We process the original manifest in an Arena. During processing we might spawn multiple "child" processes from one derivative. For example splitting a PDF into one image per page. Each of those page images would then have their own Derivative::Rodeo::Manifest::Derived for further processing.
- Conceptual Diagram :: The top-level concept of what the Derivative::Rodeo orchestrates.
- Process Diagram :: The low-level diagram of how the Derivative::Rodeo::Process works.
- Interaction with Spacestone :: How the
Derivative::Rodeo
interacts with SpaceStone. - Interaction with Hyrax Ingest :: Leverage the Hyrax::DerivativeService plugins to override the default behavior.
“This ain’t my first rodeo.” (an idiomatic American slang for “I’m prepared for what comes next.”)
The Derivative::Rodeo
orchestrates moving data from place to place; and ensuring that at each stage the requisite files exist.
The PlantUML Text for the Conceptual Diagram
@startuml
!theme amiga
component "Pre-Process Arena" {
() "Local" as pre_process_local
() "Remote" as pre_process_remote
control Processor as pre_processor
pre_processor -- pre_process_local
pre_processor -- pre_process_remote
}
cloud "Original Storage" as original_storage
cloud "Processing Storage" as processing_storage
component "Ingest Arena" {
() "Remote" as ingest_remote
() "Local" as ingest_local
control Processor as ingest_processor
ingest_processor -- ingest_remote
ingest_processor -- ingest_local
}
folder "Ingest\nFile\nSystem" as ingest_storage
original_storage --> pre_process_remote
pre_process_local --> processing_storage
processing_storage --> ingest_remote
ingest_local --> ingest_storage
@enduml
This is the logical flow chart of the Derivative::Rodeo::Process; it demonstrates the low-level processing task of a single derivative.

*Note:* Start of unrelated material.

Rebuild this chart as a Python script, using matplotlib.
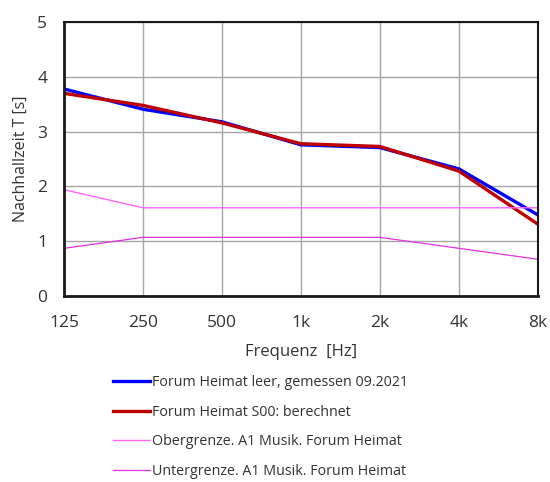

The PlantUML Text for the Process Diagram
@startuml
!theme amiga
start
if (derivative local?) then (yes)
elseif (derivative remote?) then (yes)
:pull to local;
else
:generate local;
endif
if (demand local exists?) then (yes)
else (no)
:raise exception;
stop
endif
:enqueue next;
@enduml
SpaceStone is an AWS Lambda ecosystem that SoftServ has used in the preliminary work of pre-processing derivatives in a specific use-case. The following diagram shows the conceptual interaction of the Derivative::Rodeo
and SpaceStone
.
The PlantUML Text for the Interaction with SpaceStone
@startuml
!theme amiga
actor Instigator as instigator
queue "AWS::SQS" as sqs
package SpaceStone {
control Invoker as invoker
}
package "Derivative::Rodeo" as dr {
control Process as process
}
instigator -right-> invoker : upload CSV\nof manifests
sqs -right-> invoker : pull message
invoker -right-> process : send message
process --> sqs : put message
@enduml
Hyrax exposes the concept of the Hyrax::DerivativeService; a configurable end-point. Hyrax has a default service Hyrax::FileSetDerivativesService that assumes it will create all derivatives and then assign them to the FileSet.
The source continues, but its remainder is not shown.